GERMAN SMALL TECH DEVELOPERS ARE LOOKING TO U.S. FOR VENTURE CAPITAL

By Tom Henderson
Small Times Senior Staff Writer

HANNOVER, Germany — Klees Eijkel is looking westward, for American investors or partners to help his MESA+ Research Institute continue its for-profit spinoff activity in the world of small tech. The Dutch institute, part of the University of Twente, has developed a reputation as one of the leaders in Europe in commercializing academic research.

“We have put in place the elements that make us a good opportunity for American investors,” said Eijkel from the MESA+ booth at the Hannover Trade Fair. “We think some of these start-ups are interesting, and the American market is crucial.

“It is important not to look just to Holland or Western Europe. We want to jump into that market. When one of your investors is American-based, it’s 10 times better for you.”

He recently has had exploratory talks with one VC firm but has yet to sign any deals.

Thus far, funding for commercialization of MESA+ companies has followed a European rather than American model: Money comes primarily from government sources. Venture capital is such a new concept that the Dutch and German don’t even have words in their own languages for it, borrowing the English-language term, instead. MESA+ got $22.5 million (U.S.) in funding last year, just 9 percent of it from the private sector.

MESA stands for microelectronics, sensors and actuators, and was founded at the university in 1990 as a cross-disciplinary institute pulling together researchers in the fields of electrical and mechanical engineering, physics and chemistry. The “+” tag was added in 1999 when it merged with the university’s Materials Research Center, which itself had been a consortium of various groups in the physics and chemical technology departments.

MESA+’s cross-disciplinary philosophy should serve as model for other universities, both in Europe and in the U.S., says Eijkel. And the number of researchers it can bring to bear on various projects is impressive; the staff of 400 includes about 300 scientific researchers, including 200 Ph.D.s and post-docs.

The Netherlands is home to two other large research institutions in small tech, the Delft Institute of Microelectronics and Submicron Technology in Delft and Bio-Organic Materials and Devices in Groningen. “Their research is more basic. We’re the wild guys, with the wild technologies,” says Eijkel.

All three of them are part of the Microsystem and Nano Technology Cluster (MINAC), a consortium 28 for-profit companies and research institutes specializing in small tech, helping make the Netherlands one of the world’s focal points for emerging technologies.

But while the research has been cutting edge, turning the research into market-based, for-profit companies has lagged. That is beginning to change slowly, says Eijkel, citing three reasons:

* Universities, once reluctant to see professors involved in private enterprise, have done an about face. Eijkel said when he began renting out clean-lab space at the University of Twente to private businesses in 1984, such activity was unheard of — almost shocking. Today, it is commonplace.

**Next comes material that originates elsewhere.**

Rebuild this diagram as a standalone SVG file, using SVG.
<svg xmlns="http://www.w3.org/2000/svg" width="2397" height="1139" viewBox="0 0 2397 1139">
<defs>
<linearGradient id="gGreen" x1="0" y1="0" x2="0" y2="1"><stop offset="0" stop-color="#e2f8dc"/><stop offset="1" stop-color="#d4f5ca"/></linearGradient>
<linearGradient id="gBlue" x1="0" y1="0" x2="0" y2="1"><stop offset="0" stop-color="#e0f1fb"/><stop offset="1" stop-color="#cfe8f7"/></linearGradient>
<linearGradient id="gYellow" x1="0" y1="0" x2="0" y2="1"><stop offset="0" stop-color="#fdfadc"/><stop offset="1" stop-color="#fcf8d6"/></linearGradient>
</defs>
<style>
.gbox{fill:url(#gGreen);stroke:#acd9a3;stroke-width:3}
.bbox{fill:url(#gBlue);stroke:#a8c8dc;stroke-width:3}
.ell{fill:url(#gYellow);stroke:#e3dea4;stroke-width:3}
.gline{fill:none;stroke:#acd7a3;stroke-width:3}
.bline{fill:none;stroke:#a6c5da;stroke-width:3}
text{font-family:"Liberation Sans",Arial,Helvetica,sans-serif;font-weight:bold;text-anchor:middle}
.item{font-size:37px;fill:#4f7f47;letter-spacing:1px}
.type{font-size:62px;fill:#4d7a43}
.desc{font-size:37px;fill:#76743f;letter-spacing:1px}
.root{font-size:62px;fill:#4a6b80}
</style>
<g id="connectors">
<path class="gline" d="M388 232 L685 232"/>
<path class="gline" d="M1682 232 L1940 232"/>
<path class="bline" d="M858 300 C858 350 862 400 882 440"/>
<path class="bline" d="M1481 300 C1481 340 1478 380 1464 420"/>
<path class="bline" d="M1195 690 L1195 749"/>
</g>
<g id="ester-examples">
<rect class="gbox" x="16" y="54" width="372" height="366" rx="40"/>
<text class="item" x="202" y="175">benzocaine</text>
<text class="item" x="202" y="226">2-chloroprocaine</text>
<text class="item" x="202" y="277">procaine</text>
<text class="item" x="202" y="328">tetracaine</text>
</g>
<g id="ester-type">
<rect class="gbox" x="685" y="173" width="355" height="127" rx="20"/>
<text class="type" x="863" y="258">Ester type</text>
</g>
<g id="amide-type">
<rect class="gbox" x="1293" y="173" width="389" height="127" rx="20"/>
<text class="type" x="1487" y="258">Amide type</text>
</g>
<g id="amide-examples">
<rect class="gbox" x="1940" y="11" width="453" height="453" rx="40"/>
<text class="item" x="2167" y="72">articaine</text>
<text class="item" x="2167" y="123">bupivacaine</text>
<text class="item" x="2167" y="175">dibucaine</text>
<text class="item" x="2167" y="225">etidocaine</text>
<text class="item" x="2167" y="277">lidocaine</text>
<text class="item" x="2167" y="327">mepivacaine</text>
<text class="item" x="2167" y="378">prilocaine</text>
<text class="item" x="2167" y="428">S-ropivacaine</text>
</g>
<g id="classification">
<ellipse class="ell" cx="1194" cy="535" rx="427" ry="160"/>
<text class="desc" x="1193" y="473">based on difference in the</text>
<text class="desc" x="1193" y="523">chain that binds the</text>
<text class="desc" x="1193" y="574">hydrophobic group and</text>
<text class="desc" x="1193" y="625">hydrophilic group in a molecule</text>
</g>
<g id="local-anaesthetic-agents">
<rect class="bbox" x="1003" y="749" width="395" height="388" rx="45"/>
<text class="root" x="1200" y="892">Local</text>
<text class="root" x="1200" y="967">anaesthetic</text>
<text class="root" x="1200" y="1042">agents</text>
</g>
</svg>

Twente has even formed a for-profit subsidiary, called the Microsystem Technology Foundry, to facilitate and promote privatization.

* Second, “The government now likes very much if you set yourself up so spinoffs will occur. The government has been saying these things for some time, but there has been real attention the last couple of years. Political support is very, very important.”

* Finally, a new venture-capital company has been formed. Called INNOFONDS, it is modest by American standards, $12 million, but because it is in part government subsidized it will be free to participate in at least some high-risk, hard-science projects, says Eijkel. MTF’s first VC deal with INNOFUNDS will be signed today, he adds.

This month, MESA+ spun off Lion Photonix Technologies, which makes silicon-based photonic waveguides for optical networking. Another recent spinoff was Micronit, which makes microfluidic devices in glass “with very rapid prototyping capabilities.”

This brings the number of viable spinoffs from MESA+ to 20, half of them related to Twente research and the other half originating off-campus. Current employment, says Eijkel, totals “a few hundred jobs.”

The most successful is Kymata Netherlands, with 60 employees. It is a merger of two separate companies bought and combined last year by the Scottish firm of Kymata. Eijkel hopes to spin off two or three more companies this year, and perhaps as many as seven in 2002. “Things are really ramping up.”